┌──

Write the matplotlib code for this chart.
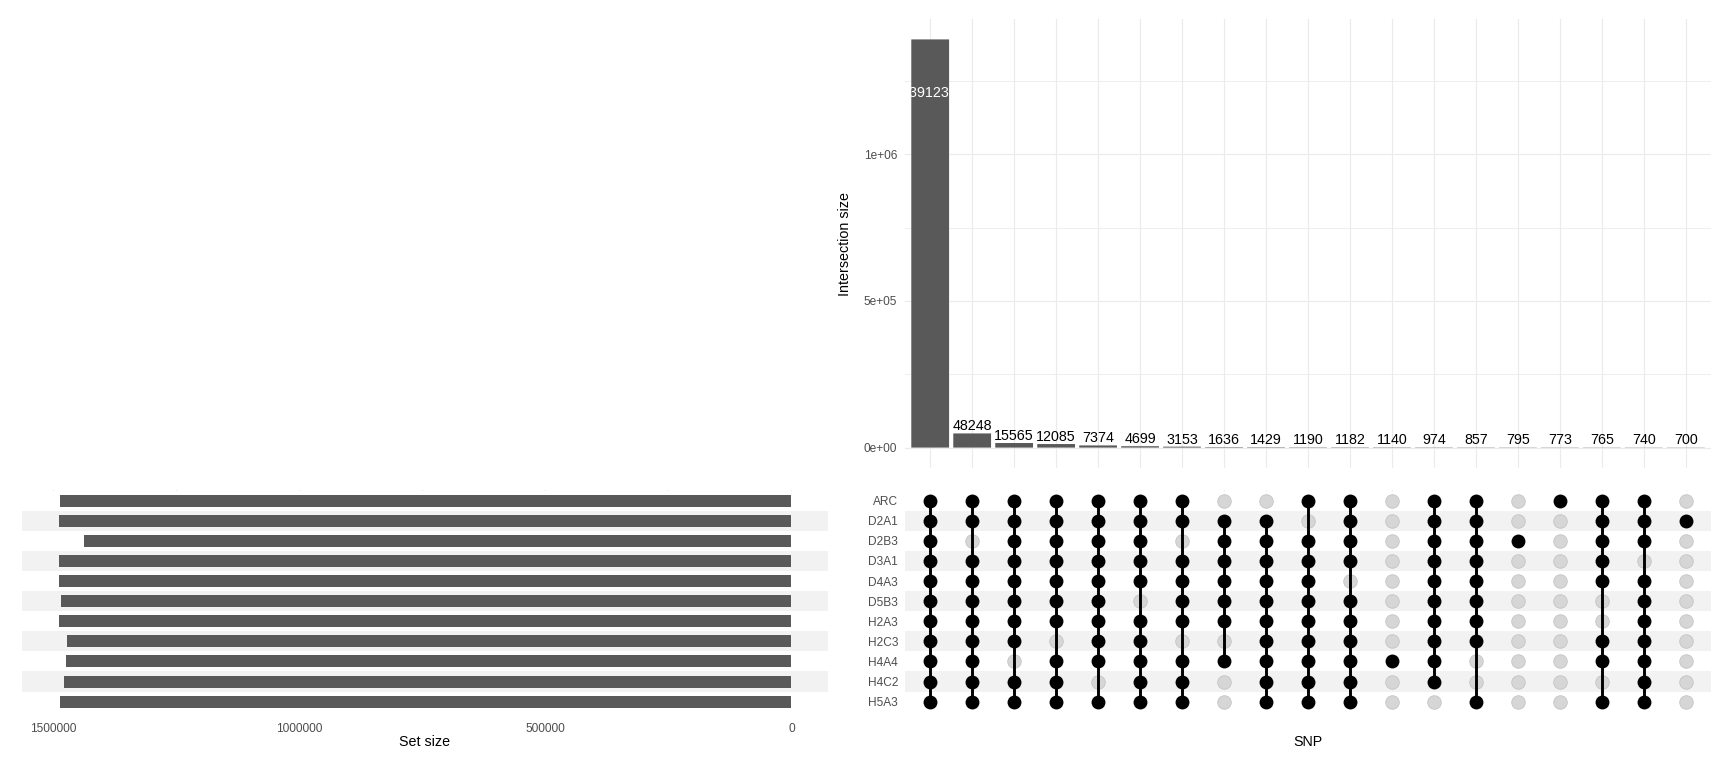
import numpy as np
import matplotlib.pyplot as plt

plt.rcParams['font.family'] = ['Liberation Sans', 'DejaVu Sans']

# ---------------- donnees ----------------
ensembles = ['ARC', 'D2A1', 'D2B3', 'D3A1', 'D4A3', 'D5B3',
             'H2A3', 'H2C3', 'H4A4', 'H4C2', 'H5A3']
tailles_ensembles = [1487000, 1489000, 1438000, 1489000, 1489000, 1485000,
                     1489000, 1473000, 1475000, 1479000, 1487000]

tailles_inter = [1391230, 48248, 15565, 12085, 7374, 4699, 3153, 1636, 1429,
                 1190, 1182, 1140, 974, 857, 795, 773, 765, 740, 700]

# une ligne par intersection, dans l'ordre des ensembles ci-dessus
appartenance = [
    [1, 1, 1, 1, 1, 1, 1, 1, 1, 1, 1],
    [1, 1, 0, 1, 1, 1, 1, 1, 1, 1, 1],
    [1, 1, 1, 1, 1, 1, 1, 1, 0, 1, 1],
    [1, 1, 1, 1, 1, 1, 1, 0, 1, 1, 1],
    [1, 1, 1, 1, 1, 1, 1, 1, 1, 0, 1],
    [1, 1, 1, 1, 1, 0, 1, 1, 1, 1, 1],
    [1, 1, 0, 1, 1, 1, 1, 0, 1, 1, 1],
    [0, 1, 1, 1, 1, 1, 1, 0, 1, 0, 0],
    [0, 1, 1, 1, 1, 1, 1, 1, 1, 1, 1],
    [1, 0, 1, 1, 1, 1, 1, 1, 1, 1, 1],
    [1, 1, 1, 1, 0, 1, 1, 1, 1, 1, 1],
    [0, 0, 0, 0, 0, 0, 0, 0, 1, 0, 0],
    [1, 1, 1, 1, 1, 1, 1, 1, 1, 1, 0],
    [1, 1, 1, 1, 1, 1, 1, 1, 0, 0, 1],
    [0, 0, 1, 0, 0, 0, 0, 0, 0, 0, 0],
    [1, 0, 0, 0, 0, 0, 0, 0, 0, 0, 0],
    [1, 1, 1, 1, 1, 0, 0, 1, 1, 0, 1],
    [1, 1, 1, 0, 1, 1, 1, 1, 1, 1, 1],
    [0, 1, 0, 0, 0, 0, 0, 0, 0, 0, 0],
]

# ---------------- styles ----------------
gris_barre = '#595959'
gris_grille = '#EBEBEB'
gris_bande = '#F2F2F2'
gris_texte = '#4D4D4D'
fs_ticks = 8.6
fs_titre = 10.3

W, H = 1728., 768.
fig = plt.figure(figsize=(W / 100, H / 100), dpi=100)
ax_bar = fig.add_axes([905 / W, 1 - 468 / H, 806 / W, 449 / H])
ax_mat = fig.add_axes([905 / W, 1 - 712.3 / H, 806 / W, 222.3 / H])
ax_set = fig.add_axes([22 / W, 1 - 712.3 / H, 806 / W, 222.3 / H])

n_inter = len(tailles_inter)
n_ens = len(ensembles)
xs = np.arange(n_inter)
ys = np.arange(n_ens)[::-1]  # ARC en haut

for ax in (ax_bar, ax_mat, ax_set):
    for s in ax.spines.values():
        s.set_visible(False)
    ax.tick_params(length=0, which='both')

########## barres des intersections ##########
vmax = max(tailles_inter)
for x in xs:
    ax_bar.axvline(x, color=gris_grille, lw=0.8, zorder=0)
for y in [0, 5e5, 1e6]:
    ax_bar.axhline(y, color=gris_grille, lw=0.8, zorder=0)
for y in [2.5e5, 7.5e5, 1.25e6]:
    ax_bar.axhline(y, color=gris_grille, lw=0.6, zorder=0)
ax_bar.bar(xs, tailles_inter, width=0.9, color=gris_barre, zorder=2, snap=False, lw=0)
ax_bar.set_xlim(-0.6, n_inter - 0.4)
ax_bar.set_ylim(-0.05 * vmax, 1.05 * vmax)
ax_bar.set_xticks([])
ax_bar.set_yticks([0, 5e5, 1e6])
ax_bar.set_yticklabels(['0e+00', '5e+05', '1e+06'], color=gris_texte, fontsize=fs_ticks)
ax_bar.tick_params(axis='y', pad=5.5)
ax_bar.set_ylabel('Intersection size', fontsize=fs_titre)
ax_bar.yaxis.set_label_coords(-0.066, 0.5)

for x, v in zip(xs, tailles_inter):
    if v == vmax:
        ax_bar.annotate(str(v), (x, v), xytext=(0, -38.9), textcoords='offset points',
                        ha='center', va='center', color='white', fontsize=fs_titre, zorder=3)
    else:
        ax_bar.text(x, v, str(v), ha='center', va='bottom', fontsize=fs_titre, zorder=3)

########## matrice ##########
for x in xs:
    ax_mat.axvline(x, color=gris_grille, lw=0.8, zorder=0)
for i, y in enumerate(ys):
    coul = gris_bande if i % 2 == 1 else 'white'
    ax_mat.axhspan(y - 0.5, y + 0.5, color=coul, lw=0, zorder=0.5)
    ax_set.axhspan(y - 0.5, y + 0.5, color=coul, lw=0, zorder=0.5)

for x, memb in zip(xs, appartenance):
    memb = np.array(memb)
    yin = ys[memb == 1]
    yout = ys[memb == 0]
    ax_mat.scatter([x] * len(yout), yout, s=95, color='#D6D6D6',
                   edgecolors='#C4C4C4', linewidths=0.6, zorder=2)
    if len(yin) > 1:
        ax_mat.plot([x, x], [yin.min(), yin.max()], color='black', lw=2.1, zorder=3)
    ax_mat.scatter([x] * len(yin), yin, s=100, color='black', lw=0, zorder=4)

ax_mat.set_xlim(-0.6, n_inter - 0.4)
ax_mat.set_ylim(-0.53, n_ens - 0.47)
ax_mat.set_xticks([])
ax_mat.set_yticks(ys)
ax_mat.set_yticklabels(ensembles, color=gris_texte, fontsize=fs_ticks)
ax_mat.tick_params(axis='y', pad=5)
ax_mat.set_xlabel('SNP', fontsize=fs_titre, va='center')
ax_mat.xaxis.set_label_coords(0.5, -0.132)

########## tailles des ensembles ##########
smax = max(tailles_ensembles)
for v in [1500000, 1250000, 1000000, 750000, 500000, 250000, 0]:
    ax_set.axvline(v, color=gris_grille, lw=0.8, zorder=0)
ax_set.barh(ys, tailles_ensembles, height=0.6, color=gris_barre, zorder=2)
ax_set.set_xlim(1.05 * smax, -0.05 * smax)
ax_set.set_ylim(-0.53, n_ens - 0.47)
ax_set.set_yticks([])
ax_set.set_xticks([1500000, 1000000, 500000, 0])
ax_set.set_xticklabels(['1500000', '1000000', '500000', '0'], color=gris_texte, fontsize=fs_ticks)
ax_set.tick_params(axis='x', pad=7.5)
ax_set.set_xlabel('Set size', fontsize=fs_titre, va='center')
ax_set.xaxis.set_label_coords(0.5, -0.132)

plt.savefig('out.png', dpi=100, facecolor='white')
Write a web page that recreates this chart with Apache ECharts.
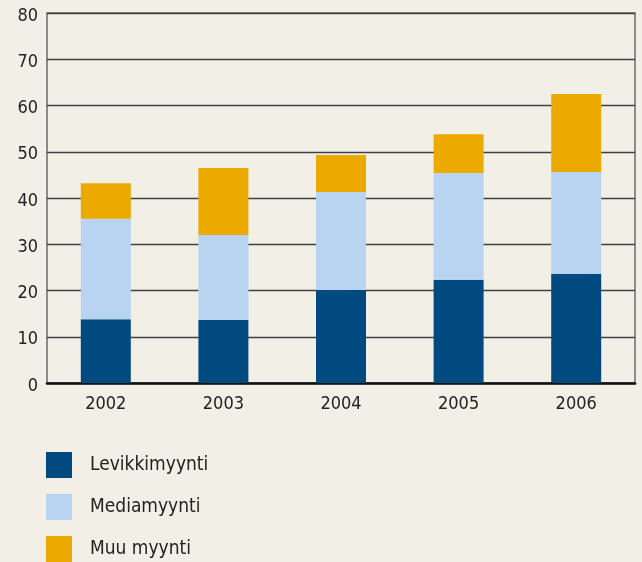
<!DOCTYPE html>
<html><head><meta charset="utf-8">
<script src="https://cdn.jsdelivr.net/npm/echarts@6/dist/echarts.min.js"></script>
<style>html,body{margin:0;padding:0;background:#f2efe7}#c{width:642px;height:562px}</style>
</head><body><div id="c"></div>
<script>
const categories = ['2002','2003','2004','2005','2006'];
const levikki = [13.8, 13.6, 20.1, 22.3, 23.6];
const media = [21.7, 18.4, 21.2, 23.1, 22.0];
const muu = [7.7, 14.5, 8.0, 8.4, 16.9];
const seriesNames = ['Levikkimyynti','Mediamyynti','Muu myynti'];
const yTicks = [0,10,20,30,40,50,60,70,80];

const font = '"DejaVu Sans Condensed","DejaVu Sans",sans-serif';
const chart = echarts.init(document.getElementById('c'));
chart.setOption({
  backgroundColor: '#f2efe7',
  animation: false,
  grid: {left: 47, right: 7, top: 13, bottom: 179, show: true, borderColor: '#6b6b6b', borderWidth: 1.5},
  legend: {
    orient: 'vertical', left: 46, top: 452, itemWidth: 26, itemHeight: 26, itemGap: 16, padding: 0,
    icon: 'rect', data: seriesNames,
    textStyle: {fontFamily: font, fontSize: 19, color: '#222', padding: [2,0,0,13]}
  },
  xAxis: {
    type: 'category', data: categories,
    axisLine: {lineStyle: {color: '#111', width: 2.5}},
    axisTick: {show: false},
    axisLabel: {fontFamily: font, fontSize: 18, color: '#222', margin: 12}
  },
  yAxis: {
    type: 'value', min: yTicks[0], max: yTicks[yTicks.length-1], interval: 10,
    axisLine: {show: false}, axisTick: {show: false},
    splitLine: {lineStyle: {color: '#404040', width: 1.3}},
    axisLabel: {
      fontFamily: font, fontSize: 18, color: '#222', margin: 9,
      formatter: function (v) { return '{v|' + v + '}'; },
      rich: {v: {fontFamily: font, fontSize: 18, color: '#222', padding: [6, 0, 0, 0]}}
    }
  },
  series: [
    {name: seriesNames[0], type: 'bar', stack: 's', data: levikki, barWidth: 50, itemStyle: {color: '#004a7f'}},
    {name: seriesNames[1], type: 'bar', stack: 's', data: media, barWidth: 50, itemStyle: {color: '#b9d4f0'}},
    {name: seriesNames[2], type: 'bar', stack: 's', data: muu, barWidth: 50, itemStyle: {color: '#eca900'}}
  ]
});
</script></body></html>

└──

■ **Short exercise**: Retype the lines above exactly as they appear, from the line containing "Write a web" through the line containing "const yTicks = [0,10,20,30,40,50,60,70,80];", and leave out any pictures.

■ **The solution**:
Write a web page that recreates this chart with Apache ECharts.
<!DOCTYPE html>
<html><head><meta charset="utf-8">
<script src="https://cdn.jsdelivr.net/npm/echarts@6/dist/echarts.min.js"></script>
<style>html,body{margin:0;padding:0;background:#f2efe7}#c{width:642px;height:562px}</style>
</head><body><div id="c"></div>
<script>
const categories = ['2002','2003','2004','2005','2006'];
const levikki = [13.8, 13.6, 20.1, 22.3, 23.6];
const media = [21.7, 18.4, 21.2, 23.1, 22.0];
const muu = [7.7, 14.5, 8.0, 8.4, 16.9];
const seriesNames = ['Levikkimyynti','Mediamyynti','Muu myynti'];
const yTicks = [0,10,20,30,40,50,60,70,80];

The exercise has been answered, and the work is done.